▶ Stated problem
Copy from the first line below down to and including the line with "import plotly.graph_objects as go". Skip the pictures.

-- begin --

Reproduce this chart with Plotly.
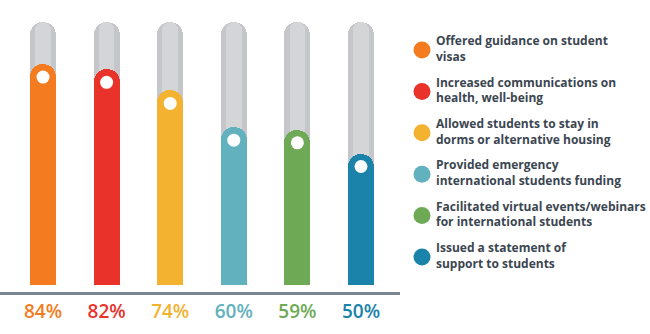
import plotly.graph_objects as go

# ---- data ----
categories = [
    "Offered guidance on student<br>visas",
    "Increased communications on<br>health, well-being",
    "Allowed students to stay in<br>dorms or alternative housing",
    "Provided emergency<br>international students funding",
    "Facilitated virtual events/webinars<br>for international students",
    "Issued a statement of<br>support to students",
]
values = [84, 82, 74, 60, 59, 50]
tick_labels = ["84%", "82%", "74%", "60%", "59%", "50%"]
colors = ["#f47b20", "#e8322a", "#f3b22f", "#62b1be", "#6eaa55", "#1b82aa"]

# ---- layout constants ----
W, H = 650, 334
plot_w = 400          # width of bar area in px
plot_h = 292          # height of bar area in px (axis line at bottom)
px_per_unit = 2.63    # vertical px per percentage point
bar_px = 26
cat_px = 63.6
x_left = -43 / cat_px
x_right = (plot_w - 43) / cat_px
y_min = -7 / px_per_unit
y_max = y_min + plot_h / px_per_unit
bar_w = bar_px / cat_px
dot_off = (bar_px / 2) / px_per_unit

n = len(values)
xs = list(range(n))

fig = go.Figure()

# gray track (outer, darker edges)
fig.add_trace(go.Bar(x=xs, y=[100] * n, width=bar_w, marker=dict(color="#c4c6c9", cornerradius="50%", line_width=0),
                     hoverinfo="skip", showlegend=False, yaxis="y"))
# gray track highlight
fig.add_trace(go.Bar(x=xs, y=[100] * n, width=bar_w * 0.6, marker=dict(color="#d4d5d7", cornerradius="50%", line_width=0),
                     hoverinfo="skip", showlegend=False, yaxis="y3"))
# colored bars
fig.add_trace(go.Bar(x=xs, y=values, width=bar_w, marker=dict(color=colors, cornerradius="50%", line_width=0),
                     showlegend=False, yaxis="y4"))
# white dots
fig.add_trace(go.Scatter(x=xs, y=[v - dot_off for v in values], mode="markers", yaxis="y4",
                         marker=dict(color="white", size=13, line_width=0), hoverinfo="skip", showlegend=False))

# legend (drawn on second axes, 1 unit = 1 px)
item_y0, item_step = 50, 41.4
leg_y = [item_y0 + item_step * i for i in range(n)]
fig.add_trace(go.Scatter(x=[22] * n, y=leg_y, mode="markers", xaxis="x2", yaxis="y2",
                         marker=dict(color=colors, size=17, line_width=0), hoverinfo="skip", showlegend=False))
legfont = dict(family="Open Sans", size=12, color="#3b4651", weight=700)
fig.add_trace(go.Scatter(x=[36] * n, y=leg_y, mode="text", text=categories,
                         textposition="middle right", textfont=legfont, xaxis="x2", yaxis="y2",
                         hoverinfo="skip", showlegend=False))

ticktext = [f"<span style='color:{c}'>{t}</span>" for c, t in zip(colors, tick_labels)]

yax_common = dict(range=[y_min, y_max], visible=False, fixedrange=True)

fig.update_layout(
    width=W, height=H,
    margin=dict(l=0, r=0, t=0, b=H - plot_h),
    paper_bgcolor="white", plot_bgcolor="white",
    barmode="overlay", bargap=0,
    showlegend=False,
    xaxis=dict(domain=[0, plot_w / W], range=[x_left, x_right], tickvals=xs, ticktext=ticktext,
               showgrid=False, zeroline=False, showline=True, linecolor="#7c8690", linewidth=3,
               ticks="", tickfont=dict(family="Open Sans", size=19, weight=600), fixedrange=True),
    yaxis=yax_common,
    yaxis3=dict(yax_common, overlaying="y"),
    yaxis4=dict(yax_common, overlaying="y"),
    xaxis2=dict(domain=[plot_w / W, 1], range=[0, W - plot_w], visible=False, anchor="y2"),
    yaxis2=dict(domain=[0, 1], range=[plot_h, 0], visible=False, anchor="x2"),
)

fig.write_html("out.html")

-- end --

▶ Problem solution
Reproduce this chart with Plotly.
import plotly.graph_objects as go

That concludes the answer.